Copy the data below exactly, omitting any picture it contains.

>> Begin Material provided

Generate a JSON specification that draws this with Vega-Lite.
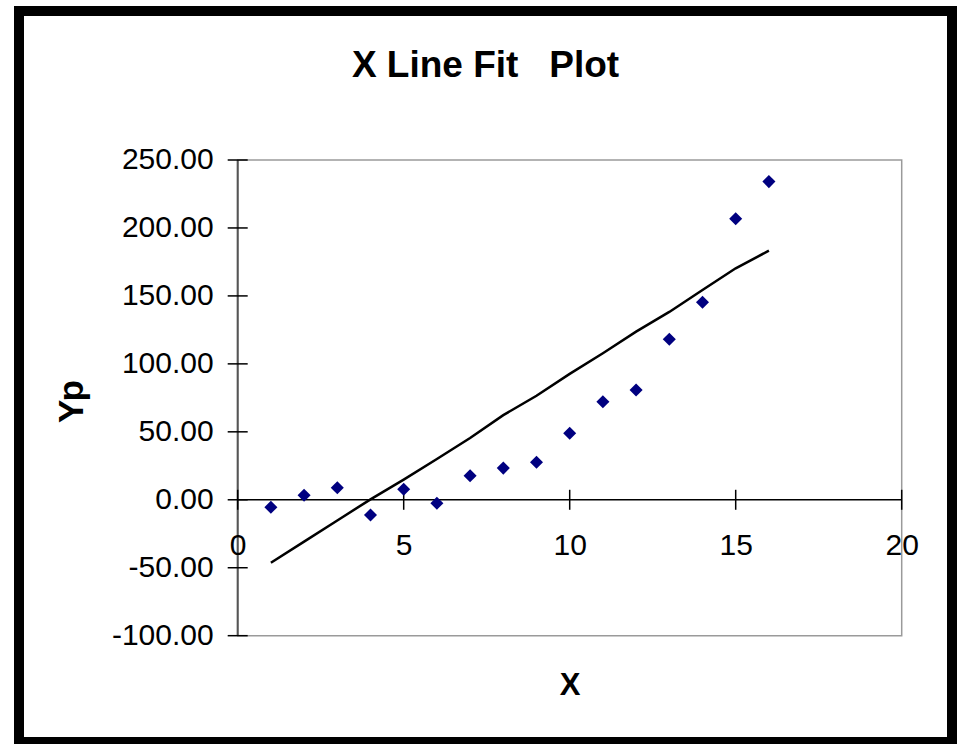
{
  "$schema": "https://vega.github.io/schema/vega-lite/v6.json",
  "autosize": {"type": "none"},
  "width": 933,
  "height": 731,
  "padding": {"left": 19, "top": 11, "right": 6, "bottom": 2},
  "background": "white",
  "title": {
    "text": "X Line Fit \u00a0 Plot",
    "font": "Liberation Sans",
    "fontSize": 37,
    "fontWeight": "bold",
    "color": "black",
    "anchor": "middle",
    "baseline": "alphabetic",
    "offset": -103
  },
  "datasets": {
    "frame": [{"x0": 0, "x1": 20, "y0": -100, "y1": 250}],
    "xticks": [{"v": 0}, {"v": 5}, {"v": 10}, {"v": 15}, {"v": 20}],
    "yticks": [{"v": -100}, {"v": -50}, {"v": 0}, {"v": 50}, {"v": 100}, {"v": 150}, {"v": 200}, {"v": 250}],
    "observed": [
      {"x": 1, "y": -5.5}, {"x": 2, "y": 3.3}, {"x": 3, "y": 8.9}, {"x": 4, "y": -11.2},
      {"x": 5, "y": 7.7}, {"x": 6, "y": -2.6}, {"x": 7, "y": 17.7}, {"x": 8, "y": 23.3},
      {"x": 9, "y": 27.6}, {"x": 10, "y": 48.9}, {"x": 11, "y": 72.2}, {"x": 12, "y": 80.8},
      {"x": 13, "y": 118.1}, {"x": 14, "y": 145.3}, {"x": 15, "y": 206.8}, {"x": 16, "y": 234.1}
    ],
    "predicted": [
      {"x": 1, "yp": -46.3}, {"x": 2, "yp": -30.8}, {"x": 3, "yp": -15.2}, {"x": 4, "yp": 0.3},
      {"x": 5, "yp": 14.8}, {"x": 6, "yp": 30.0}, {"x": 7, "yp": 45.5}, {"x": 8, "yp": 62.3},
      {"x": 9, "yp": 76.5}, {"x": 10, "yp": 92.6}, {"x": 11, "yp": 107.8}, {"x": 12, "yp": 123.7},
      {"x": 13, "yp": 138.2}, {"x": 14, "yp": 154.4}, {"x": 15, "yp": 170.3}, {"x": 16, "yp": 183.3}
    ]
  },
  "layer": [
    {
      "data": {"name": "frame"},
      "mark": {"type": "rect", "fill": "white", "stroke": "#9a9a9a", "strokeWidth": 1.5},
      "encoding": {
        "x": {
          "field": "x0", "type": "quantitative",
          "scale": {"domain": [-6.587, 21.515], "nice": false, "zero": false},
          "axis": {
            "orient": "bottom",
            "offset": -242.2,
            "values": [0, 5, 10, 15, 20],
            "domain": false, "ticks": false, "tickSize": 0, "grid": false,
            "labelFont": "Liberation Sans", "labelFontSize": 30, "labelColor": "black",
            "labelPadding": 31, "labelBaseline": "top", "labelFlush": false,
            "labelOverlap": false, "labelBound": false,
            "title": "X",
            "titleFont": "Liberation Sans", "titleFontSize": 31, "titleFontWeight": "bold",
            "titleColor": "black", "titleX": 550.5, "titleY": 186,
            "titleAlign": "center", "titleBaseline": "middle",
            "zindex": 1
          }
        },
        "x2": {"field": "x1"},
        "y": {
          "field": "y0", "type": "quantitative",
          "scale": {"domain": [-178.22, 359.63], "nice": false, "zero": false},
          "axis": {
            "orient": "left",
            "offset": -218.7,
            "values": [-100, -50, 0, 50, 100, 150, 200, 250],
            "labelExpr": "replace(format(datum.value, '.2f'), '\u2212', '-')",
            "domain": false, "ticks": false, "tickSize": 0, "grid": false,
            "labelFont": "Liberation Sans", "labelFontSize": 30, "labelColor": "black",
            "labelPadding": 24.5, "labelBaseline": "middle", "labelFlush": false,
            "labelOverlap": false, "labelBound": false,
            "title": "Yp",
            "titleFont": "Liberation Sans", "titleFontSize": 35, "titleFontWeight": "bold",
            "titleColor": "black", "titleAngle": -90, "titleX": -166, "titleY": 390,
            "titleAlign": "center", "titleBaseline": "middle",
            "zindex": 1
          }
        },
        "y2": {"field": "y1"}
      }
    },
    {
      "data": {"name": "frame"},
      "mark": {"type": "rule", "color": "#555555", "strokeWidth": 2},
      "encoding": {
        "x": {"field": "x0", "type": "quantitative"},
        "y": {"field": "y0", "type": "quantitative"},
        "y2": {"field": "y1"}
      }
    },
    {
      "data": {"name": "frame"},
      "mark": {"type": "rule", "color": "black", "strokeWidth": 1.5},
      "encoding": {
        "x": {"field": "x0", "type": "quantitative"},
        "x2": {"field": "x1"},
        "y": {"datum": 0, "type": "quantitative"}
      }
    },
    {
      "data": {"name": "yticks"},
      "mark": {"type": "tick", "orient": "horizontal", "color": "black", "size": 20, "thickness": 1.5, "opacity": 1},
      "encoding": {
        "x": {"datum": 0, "type": "quantitative"},
        "y": {"field": "v", "type": "quantitative"}
      }
    },
    {
      "data": {"name": "xticks"},
      "mark": {"type": "tick", "orient": "vertical", "color": "black", "size": 20, "thickness": 1.5, "opacity": 1},
      "encoding": {
        "x": {"field": "v", "type": "quantitative"},
        "y": {"datum": 0, "type": "quantitative"}
      }
    },
    {
      "data": {"name": "predicted"},
      "mark": {"type": "line", "color": "black", "strokeWidth": 2.5},
      "encoding": {
        "x": {"field": "x", "type": "quantitative"},
        "y": {"field": "yp", "type": "quantitative"}
      }
    },
    {
      "data": {"name": "observed"},
      "mark": {"type": "point", "shape": "diamond", "filled": true, "size": 170, "color": "#000080", "opacity": 1},
      "encoding": {
        "x": {"field": "x", "type": "quantitative"},
        "y": {"field": "y", "type": "quantitative"}
      }
    }
  ],
  "config": {
    "font": "Liberation Sans",
    "view": {"stroke": "black", "strokeWidth": 10, "fill": "white"}
  }
}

>> End Material provided

## Solution to this problem
Generate a JSON specification that draws this with Vega-Lite.
{
  "$schema": "https://vega.github.io/schema/vega-lite/v6.json",
  "autosize": {"type": "none"},
  "width": 933,
  "height": 731,
  "padding": {"left": 19, "top": 11, "right": 6, "bottom": 2},
  "background": "white",
  "title": {
    "text": "X Line Fit \u00a0 Plot",
    "font": "Liberation Sans",
    "fontSize": 37,
    "fontWeight": "bold",
    "color": "black",
    "anchor": "middle",
    "baseline": "alphabetic",
    "offset": -103
  },
  "datasets": {
    "frame": [{"x0": 0, "x1": 20, "y0": -100, "y1": 250}],
    "xticks": [{"v": 0}, {"v": 5}, {"v": 10}, {"v": 15}, {"v": 20}],
    "yticks": [{"v": -100}, {"v": -50}, {"v": 0}, {"v": 50}, {"v": 100}, {"v": 150}, {"v": 200}, {"v": 250}],
    "observed": [
      {"x": 1, "y": -5.5}, {"x": 2, "y": 3.3}, {"x": 3, "y": 8.9}, {"x": 4, "y": -11.2},
      {"x": 5, "y": 7.7}, {"x": 6, "y": -2.6}, {"x": 7, "y": 17.7}, {"x": 8, "y": 23.3},
      {"x": 9, "y": 27.6}, {"x": 10, "y": 48.9}, {"x": 11, "y": 72.2}, {"x": 12, "y": 80.8},
      {"x": 13, "y": 118.1}, {"x": 14, "y": 145.3}, {"x": 15, "y": 206.8}, {"x": 16, "y": 234.1}
    ],
    "predicted": [
      {"x": 1, "yp": -46.3}, {"x": 2, "yp": -30.8}, {"x": 3, "yp": -15.2}, {"x": 4, "yp": 0.3},
      {"x": 5, "yp": 14.8}, {"x": 6, "yp": 30.0}, {"x": 7, "yp": 45.5}, {"x": 8, "yp": 62.3},
      {"x": 9, "yp": 76.5}, {"x": 10, "yp": 92.6}, {"x": 11, "yp": 107.8}, {"x": 12, "yp": 123.7},
      {"x": 13, "yp": 138.2}, {"x": 14, "yp": 154.4}, {"x": 15, "yp": 170.3}, {"x": 16, "yp": 183.3}
    ]
  },
  "layer": [
    {
      "data": {"name": "frame"},
      "mark": {"type": "rect", "fill": "white", "stroke": "#9a9a9a", "strokeWidth": 1.5},
      "encoding": {
        "x": {
          "field": "x0", "type": "quantitative",
          "scale": {"domain": [-6.587, 21.515], "nice": false, "zero": false},
          "axis": {
            "orient": "bottom",
            "offset": -242.2,
            "values": [0, 5, 10, 15, 20],
            "domain": false, "ticks": false, "tickSize": 0, "grid": false,
            "labelFont": "Liberation Sans", "labelFontSize": 30, "labelColor": "black",
            "labelPadding": 31, "labelBaseline": "top", "labelFlush": false,
            "labelOverlap": false, "labelBound": false,
            "title": "X",
            "titleFont": "Liberation Sans", "titleFontSize": 31, "titleFontWeight": "bold",
            "titleColor": "black", "titleX": 550.5, "titleY": 186,
            "titleAlign": "center", "titleBaseline": "middle",
            "zindex": 1
          }
        },
        "x2": {"field": "x1"},
        "y": {
          "field": "y0", "type": "quantitative",
          "scale": {"domain": [-178.22, 359.63], "nice": false, "zero": false},
          "axis": {
            "orient": "left",
            "offset": -218.7,
            "values": [-100, -50, 0, 50, 100, 150, 200, 250],
            "labelExpr": "replace(format(datum.value, '.2f'), '\u2212', '-')",
            "domain": false, "ticks": false, "tickSize": 0, "grid": false,
            "labelFont": "Liberation Sans", "labelFontSize": 30, "labelColor": "black",
            "labelPadding": 24.5, "labelBaseline": "middle", "labelFlush": false,
            "labelOverlap": false, "labelBound": false,
            "title": "Yp",
            "titleFont": "Liberation Sans", "titleFontSize": 35, "titleFontWeight": "bold",
            "titleColor": "black", "titleAngle": -90, "titleX": -166, "titleY": 390,
            "titleAlign": "center", "titleBaseline": "middle",
            "zindex": 1
          }
        },
        "y2": {"field": "y1"}
      }
    },
    {
      "data": {"name": "frame"},
      "mark": {"type": "rule", "color": "#555555", "strokeWidth": 2},
      "encoding": {
        "x": {"field": "x0", "type": "quantitative"},
        "y": {"field": "y0", "type": "quantitative"},
        "y2": {"field": "y1"}
      }
    },
    {
      "data": {"name": "frame"},
      "mark": {"type": "rule", "color": "black", "strokeWidth": 1.5},
      "encoding": {
        "x": {"field": "x0", "type": "quantitative"},
        "x2": {"field": "x1"},
        "y": {"datum": 0, "type": "quantitative"}
      }
    },
    {
      "data": {"name": "yticks"},
      "mark": {"type": "tick", "orient": "horizontal", "color": "black", "size": 20, "thickness": 1.5, "opacity": 1},
      "encoding": {
        "x": {"datum": 0, "type": "quantitative"},
        "y": {"field": "v", "type": "quantitative"}
      }
    },
    {
      "data": {"name": "xticks"},
      "mark": {"type": "tick", "orient": "vertical", "color": "black", "size": 20, "thickness": 1.5, "opacity": 1},
      "encoding": {
        "x": {"field": "v", "type": "quantitative"},
        "y": {"datum": 0, "type": "quantitative"}
      }
    },
    {
      "data": {"name": "predicted"},
      "mark": {"type": "line", "color": "black", "strokeWidth": 2.5},
      "encoding": {
        "x": {"field": "x", "type": "quantitative"},
        "y": {"field": "yp", "type": "quantitative"}
      }
    },
    {
      "data": {"name": "observed"},
      "mark": {"type": "point", "shape": "diamond", "filled": true, "size": 170, "color": "#000080", "opacity": 1},
      "encoding": {
        "x": {"field": "x", "type": "quantitative"},
        "y": {"field": "y", "type": "quantitative"}
      }
    }
  ],
  "config": {
    "font": "Liberation Sans",
    "view": {"stroke": "black", "strokeWidth": 10, "fill": "white"}
  }
}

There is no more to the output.